AnticKS & MOdels + My theater to your eyes: Kahlil Robert Irving

On view Feb. 9-Jul. 7, 2024


painting by Kahlil Robert Irving

Kahlil Robert Irving, Antiks + MO (EyeMinded View) Many Ghosts, Oil on canvas, 72 x 48 inches (182.88 x 121.92 cm), Image courtesy of the artist.

AnticKS & MOdels + My theater to your eyes: Kahlil Robert Irving marks the artist’s first institutional exhibition in Kansas and a return to the central Midwest. This year, Irving has two simultaneous solo exhibitions at major institutions: the Nerman Museum, representing the Kansas City metro region, and the Mildred Lane Kemper Art Museum in St. Louis. At the Nerman Museum, Irving’s work engages with the current post-industrial landscape and grapples with how tools and technology challenge perceptions of what we see and how we understand information. Irving is interested in using materials to engage abstract ideas around perception and legibility. Growing up in St. Louis, a city that has experienced a sharp population decline in recent years, the artist is constantly learning stories about places that need to be memorialized, and not forgotten—places that continue to go unrecognized and unappreciated for their significance.

Irving critically engages the Nerman Museum’s architecture by trespassing its gallery divisions and boundaries. Starting with the title, Irving uses words that incorporate the acronym for both Kansas (KS in AnticKS) and Missouri (MO in MOdels). Visitors enter the galleries through a slightly inclined accessible ramp leading to a raised plywood walkway—a stage. This built environment references immersive theater, construction scaffolding, archeological excavations, and bridges that cross rivers throughout the United States. The viewer is guided to encounter objects from a distance determined by the artist. This physical separation controls the movement of the audience, as well as demonstrates challenges to accessibility and how close anyone can get to an object.
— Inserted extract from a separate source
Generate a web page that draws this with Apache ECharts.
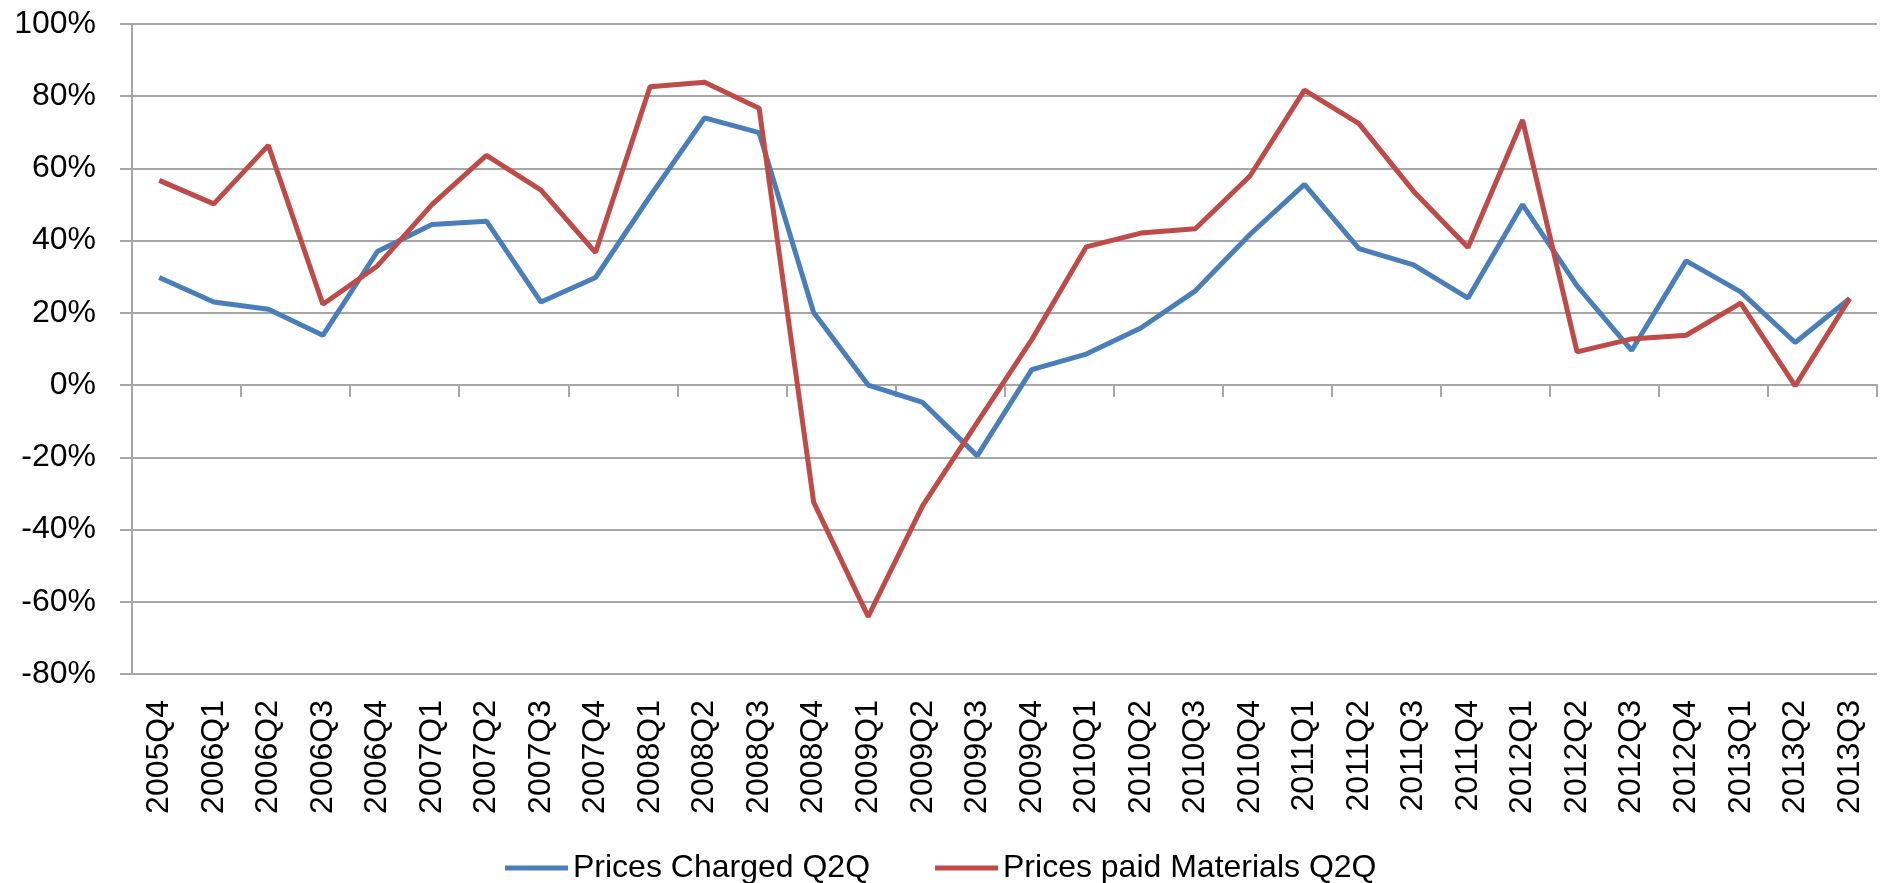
<!DOCTYPE html>
<html lang="en">

<head>
    <meta charset="UTF-8">
    <title>Prices Q2Q</title>
    <script src="https://cdn.jsdelivr.net/npm/echarts@6/dist/echarts.min.js"></script>
    <style>
        html, body {
            margin: 0;
            padding: 0;
            background: #fff;
        }

        #main {
            width: 1883px;
            height: 883px;
        }
    </style>
</head>

<body>
    <div id="main"></div>
    <script>
        // quarters on the x axis
        const quarters = [
            '2005Q4', '2006Q1', '2006Q2', '2006Q3', '2006Q4', '2007Q1', '2007Q2', '2007Q3',
            '2007Q4', '2008Q1', '2008Q2', '2008Q3', '2008Q4', '2009Q1', '2009Q2', '2009Q3',
            '2009Q4', '2010Q1', '2010Q2', '2010Q3', '2010Q4', '2011Q1', '2011Q2', '2011Q3',
            '2011Q4', '2012Q1', '2012Q2', '2012Q3', '2012Q4', '2013Q1', '2013Q2', '2013Q3'
        ];

        // values in percent
        const pricesCharged = [
            29.8, 23.0, 21.0, 13.8, 37.0, 44.5, 45.4, 23.0,
            29.8, 52.3, 74.0, 69.9, 20.1, 0.0, -4.8, -19.6,
            4.3, 8.6, 15.8, 26.1, 41.7, 55.6, 37.8, 33.3,
            24.1, 50.0, 27.5, 9.6, 34.4, 25.8, 11.8, 24.0
        ];
        const pricesPaidMaterials = [
            56.7, 50.2, 66.4, 22.4, 33.0, 50.0, 63.6, 54.0,
            36.7, 82.6, 83.9, 76.7, -32.4, -64.1, -33.4, -10.3,
            12.6, 38.3, 42.1, 43.3, 57.9, 81.7, 72.4, 53.7,
            38.1, 73.4, 9.2, 12.8, 13.8, 22.7, -0.2, 24.0
        ];

        const seriesNames = ['Prices Charged Q2Q', 'Prices paid Materials Q2Q'];
        const colors = ['#4A7EBB', '#BE4B48'];

        const font = 'Liberation Sans';
        const gridColor = '#a6a6a6';

        const chart = echarts.init(document.getElementById('main'));

        const option = {
            animation: false,
            color: colors,
            textStyle: { fontFamily: font },
            grid: {
                left: 132,
                right: 6,
                top: 24,
                bottom: 209,
                containLabel: false
            },
            legend: {
                data: seriesNames,
                left: 500,
                top: 847,
                icon: 'rect',
                itemWidth: 63,
                itemHeight: 5,
                itemGap: 65,
                textStyle: { fontSize: 32, color: '#000', fontFamily: font }
            },
            xAxis: [
                {
                    // labels along the bottom
                    type: 'category',
                    data: quarters,
                    position: 'bottom',
                    axisLine: { show: false, onZero: false },
                    axisTick: { show: false },
                    axisLabel: {
                        rotate: 90,
                        interval: 0,
                        margin: 26,
                        fontSize: 32,
                        color: '#000',
                        fontFamily: font
                    },
                    splitLine: { show: false }
                },
                {
                    // axis line with ticks at 0%
                    type: 'category',
                    data: quarters,
                    position: 'bottom',
                    axisLine: { show: true, onZero: true, lineStyle: { color: gridColor, width: 2 } },
                    axisTick: { show: true, length: 12, lineStyle: { color: gridColor, width: 2 } },
                    axisLabel: { show: false },
                    splitLine: { show: false }
                }
            ],
            yAxis: {
                type: 'value',
                min: -80,
                max: 100,
                interval: 20,
                axisLine: { show: true, lineStyle: { color: gridColor, width: 2 } },
                axisTick: { show: true, length: 12, lineStyle: { color: gridColor, width: 2 } },
                axisLabel: {
                    formatter: '{value}%',
                    margin: 36,
                    fontSize: 32,
                    color: '#000',
                    fontFamily: font
                },
                splitLine: { lineStyle: { color: gridColor, width: 2 } }
            },
            series: [
                {
                    name: seriesNames[0],
                    type: 'line',
                    data: pricesCharged,
                    symbol: 'none',
                    lineStyle: { width: 5 }
                },
                {
                    name: seriesNames[1],
                    type: 'line',
                    data: pricesPaidMaterials,
                    symbol: 'none',
                    lineStyle: { width: 5 }
                }
            ]
        };

        chart.setOption(option);
    </script>
</body>

</html>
As visitors navigate the walkway, they encounter sculptures of ceramic, painted foam, fabric, granite, marble, wood, in addition to artifacts, and discovered objects drawn from the artist’s personal collection. An enormous faux boulder, a metal light post and whimsical ceramic dog figurines share the stage with items of profound significance, such as a storage jar by David Drake, or “Dave the Potter,” a 19th-century Black American potter who was enslaved until his death in 1865. By incorporating these objects, Irving assumes the role similar to a stage director, developing a stage for these varying objects to be displayed and reflected upon. Irving’s layered and compressed ceramic sculptures make use of illusion, or trompe-l'oeil. With AnticKS & MOdels, the artist’s goal is both to fool the eye and the opposite: to make space for viewers to experience more. Irving uses material culture to reflect his own life and memorialize the present.

This exhibition is sponsored by The Lighton Fund.